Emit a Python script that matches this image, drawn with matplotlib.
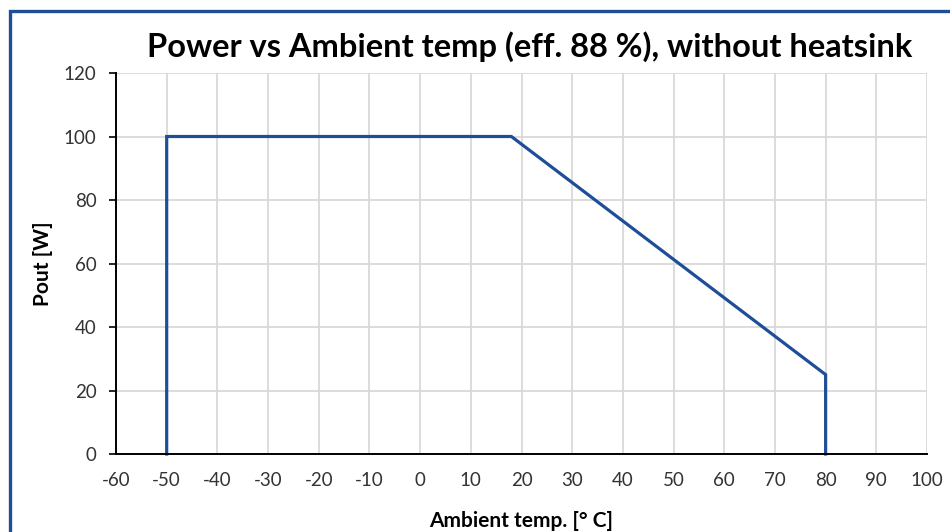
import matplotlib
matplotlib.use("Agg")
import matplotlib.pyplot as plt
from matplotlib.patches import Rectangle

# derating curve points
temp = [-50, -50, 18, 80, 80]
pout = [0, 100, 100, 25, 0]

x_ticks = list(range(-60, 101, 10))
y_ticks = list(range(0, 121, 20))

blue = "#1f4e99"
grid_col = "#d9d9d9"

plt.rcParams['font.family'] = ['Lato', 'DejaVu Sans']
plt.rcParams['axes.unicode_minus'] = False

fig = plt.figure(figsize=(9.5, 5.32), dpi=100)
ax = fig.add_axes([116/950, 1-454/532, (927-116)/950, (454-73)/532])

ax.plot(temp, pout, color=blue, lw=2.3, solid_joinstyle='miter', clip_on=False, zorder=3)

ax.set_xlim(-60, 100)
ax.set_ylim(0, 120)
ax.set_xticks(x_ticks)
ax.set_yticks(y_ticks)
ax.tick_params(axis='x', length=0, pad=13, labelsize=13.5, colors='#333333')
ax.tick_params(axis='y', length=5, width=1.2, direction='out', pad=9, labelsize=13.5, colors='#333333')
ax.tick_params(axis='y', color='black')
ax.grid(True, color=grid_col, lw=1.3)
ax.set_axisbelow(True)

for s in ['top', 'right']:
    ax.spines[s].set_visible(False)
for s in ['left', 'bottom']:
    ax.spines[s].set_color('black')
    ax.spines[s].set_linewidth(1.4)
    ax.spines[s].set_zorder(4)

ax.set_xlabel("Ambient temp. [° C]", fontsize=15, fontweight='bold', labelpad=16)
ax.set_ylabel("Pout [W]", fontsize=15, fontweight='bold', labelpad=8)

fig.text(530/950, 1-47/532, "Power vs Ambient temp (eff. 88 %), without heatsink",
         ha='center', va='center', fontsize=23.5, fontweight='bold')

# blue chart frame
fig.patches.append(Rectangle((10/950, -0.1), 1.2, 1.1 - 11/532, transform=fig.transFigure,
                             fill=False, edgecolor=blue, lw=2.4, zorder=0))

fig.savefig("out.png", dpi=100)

-=-=-

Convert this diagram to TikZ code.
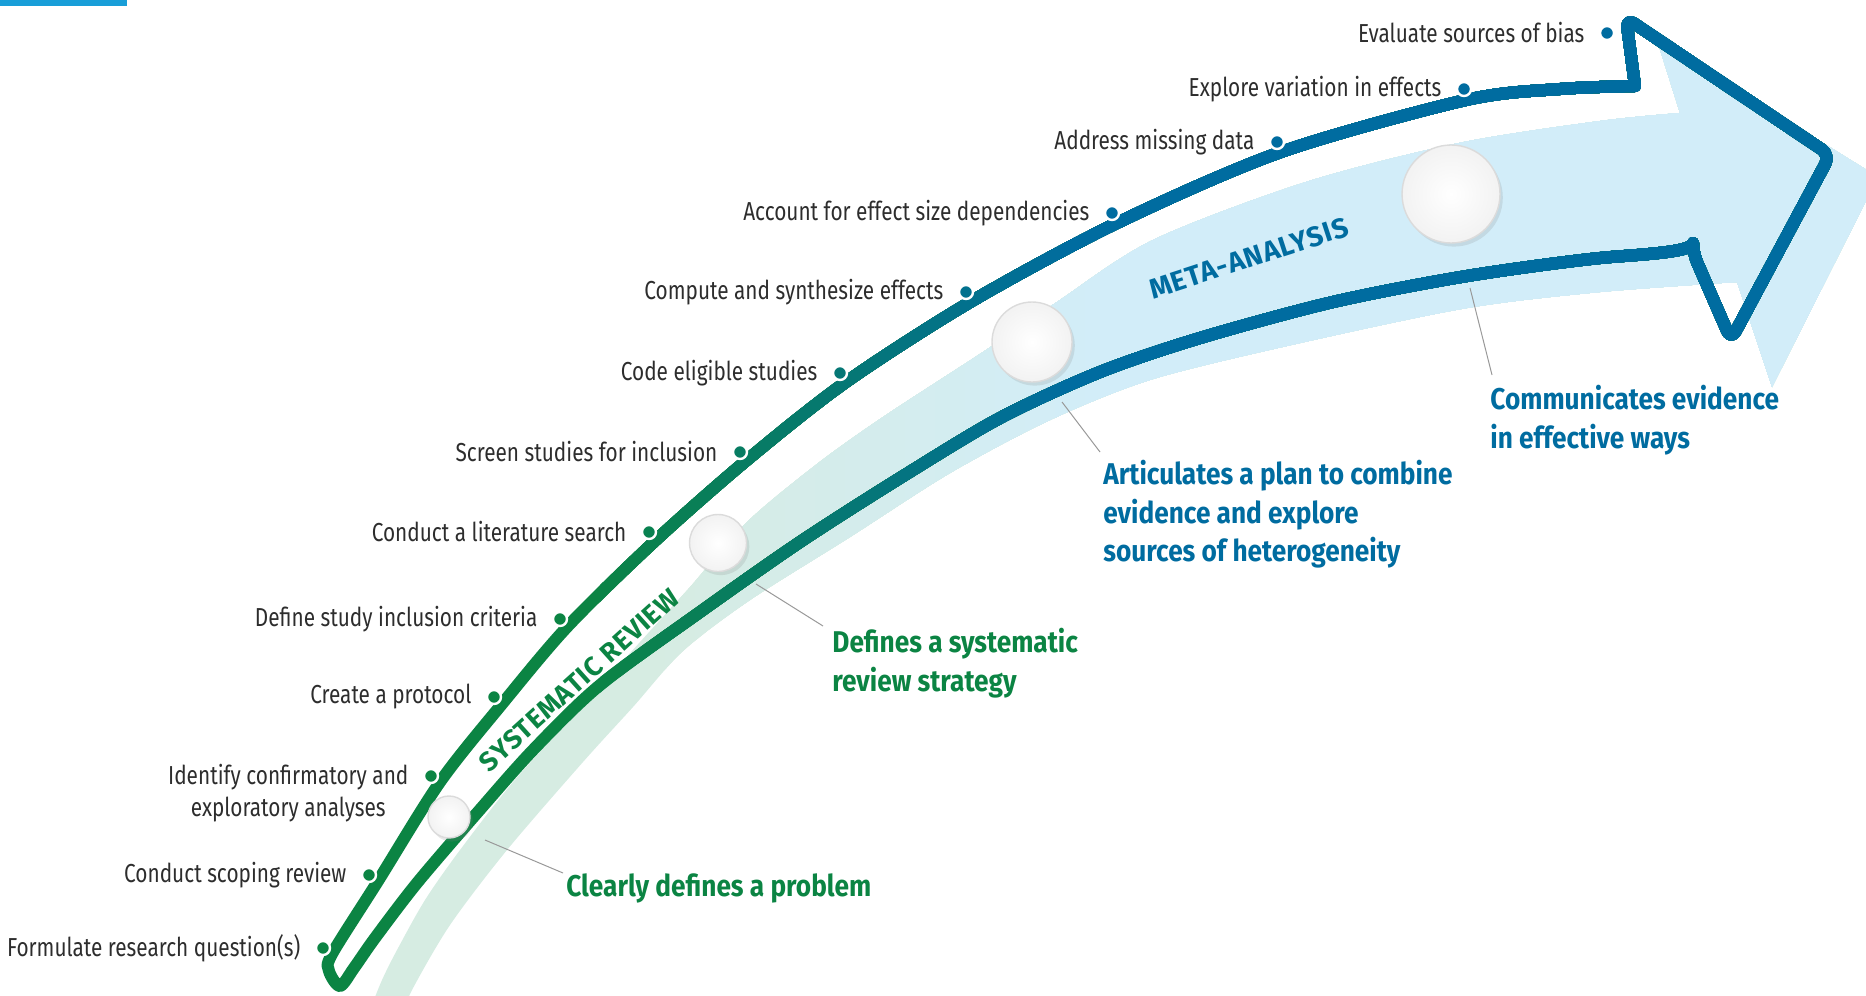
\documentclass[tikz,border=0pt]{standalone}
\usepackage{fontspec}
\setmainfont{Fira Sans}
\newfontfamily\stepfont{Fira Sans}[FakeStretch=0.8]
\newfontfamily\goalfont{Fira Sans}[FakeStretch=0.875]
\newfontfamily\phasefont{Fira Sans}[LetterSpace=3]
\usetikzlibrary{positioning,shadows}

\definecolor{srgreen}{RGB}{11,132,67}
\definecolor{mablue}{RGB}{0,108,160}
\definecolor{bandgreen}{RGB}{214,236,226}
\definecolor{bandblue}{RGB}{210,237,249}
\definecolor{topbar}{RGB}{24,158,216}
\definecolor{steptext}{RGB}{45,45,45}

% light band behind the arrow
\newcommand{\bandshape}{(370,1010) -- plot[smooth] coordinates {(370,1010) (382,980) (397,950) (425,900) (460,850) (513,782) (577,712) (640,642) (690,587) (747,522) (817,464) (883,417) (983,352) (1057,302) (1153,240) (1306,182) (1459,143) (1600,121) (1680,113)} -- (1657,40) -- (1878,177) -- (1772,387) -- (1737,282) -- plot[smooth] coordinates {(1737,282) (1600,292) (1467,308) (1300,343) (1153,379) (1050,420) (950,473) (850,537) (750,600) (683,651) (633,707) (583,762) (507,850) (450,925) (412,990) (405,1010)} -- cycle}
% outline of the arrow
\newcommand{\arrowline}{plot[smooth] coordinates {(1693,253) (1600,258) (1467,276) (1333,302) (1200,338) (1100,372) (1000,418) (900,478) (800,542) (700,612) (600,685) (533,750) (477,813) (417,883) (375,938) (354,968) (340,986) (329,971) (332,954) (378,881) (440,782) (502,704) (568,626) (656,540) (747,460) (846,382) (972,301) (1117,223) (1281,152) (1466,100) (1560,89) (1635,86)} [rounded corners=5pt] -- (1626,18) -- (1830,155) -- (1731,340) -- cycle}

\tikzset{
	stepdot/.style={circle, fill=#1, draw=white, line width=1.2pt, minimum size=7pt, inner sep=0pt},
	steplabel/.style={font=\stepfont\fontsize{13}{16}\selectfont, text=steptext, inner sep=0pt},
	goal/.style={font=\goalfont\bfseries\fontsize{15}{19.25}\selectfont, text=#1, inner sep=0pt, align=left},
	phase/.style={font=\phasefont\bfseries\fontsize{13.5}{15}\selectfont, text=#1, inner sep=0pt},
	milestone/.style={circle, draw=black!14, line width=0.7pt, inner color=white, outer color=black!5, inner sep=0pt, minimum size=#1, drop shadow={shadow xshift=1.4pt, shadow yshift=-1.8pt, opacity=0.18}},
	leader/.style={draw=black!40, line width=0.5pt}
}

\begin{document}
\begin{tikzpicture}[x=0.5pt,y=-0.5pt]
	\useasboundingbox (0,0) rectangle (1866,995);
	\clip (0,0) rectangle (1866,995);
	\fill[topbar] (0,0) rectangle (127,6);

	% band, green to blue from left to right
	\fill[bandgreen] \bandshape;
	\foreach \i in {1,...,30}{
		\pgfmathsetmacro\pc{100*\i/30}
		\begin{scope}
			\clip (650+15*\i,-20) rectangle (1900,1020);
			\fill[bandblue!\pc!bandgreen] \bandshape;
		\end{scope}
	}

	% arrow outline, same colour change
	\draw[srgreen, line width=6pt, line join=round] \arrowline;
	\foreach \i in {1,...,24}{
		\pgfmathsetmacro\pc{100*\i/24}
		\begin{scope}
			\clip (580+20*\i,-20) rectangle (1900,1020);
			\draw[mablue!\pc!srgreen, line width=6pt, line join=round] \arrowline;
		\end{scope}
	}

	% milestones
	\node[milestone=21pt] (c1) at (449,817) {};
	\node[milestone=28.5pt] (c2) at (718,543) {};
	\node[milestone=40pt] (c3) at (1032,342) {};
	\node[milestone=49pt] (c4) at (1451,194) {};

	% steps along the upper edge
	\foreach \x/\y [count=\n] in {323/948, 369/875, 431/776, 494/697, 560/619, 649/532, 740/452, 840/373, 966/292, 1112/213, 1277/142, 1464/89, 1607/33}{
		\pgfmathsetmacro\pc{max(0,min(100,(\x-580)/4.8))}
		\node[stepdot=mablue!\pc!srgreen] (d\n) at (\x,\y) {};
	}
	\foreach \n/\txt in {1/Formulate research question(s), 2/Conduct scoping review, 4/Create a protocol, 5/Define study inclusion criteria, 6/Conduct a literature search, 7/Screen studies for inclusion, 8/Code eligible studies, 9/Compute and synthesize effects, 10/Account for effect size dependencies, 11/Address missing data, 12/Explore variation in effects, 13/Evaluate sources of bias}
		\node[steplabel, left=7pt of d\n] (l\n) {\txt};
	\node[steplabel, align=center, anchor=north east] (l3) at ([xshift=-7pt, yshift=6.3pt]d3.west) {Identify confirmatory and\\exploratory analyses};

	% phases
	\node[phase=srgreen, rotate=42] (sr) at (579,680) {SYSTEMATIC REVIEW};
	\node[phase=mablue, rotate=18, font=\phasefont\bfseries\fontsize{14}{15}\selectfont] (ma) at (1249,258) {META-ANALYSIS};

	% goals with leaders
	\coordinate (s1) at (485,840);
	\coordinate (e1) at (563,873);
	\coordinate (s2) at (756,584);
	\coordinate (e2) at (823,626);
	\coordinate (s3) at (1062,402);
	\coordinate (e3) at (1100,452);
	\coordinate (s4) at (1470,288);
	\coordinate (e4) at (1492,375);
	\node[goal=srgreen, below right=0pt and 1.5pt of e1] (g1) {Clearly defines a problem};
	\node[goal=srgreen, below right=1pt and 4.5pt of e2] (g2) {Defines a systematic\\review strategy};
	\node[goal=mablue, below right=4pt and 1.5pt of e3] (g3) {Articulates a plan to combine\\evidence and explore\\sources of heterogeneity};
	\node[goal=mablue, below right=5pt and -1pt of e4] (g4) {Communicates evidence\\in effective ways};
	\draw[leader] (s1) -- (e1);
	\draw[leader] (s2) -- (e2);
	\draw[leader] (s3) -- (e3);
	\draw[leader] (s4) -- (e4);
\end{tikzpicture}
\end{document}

-=-=-

Find and copy each line above that includes the string "this".

## THE SOLUTION
Emit a Python script that matches this image, drawn with matplotlib.
Convert this diagram to TikZ code.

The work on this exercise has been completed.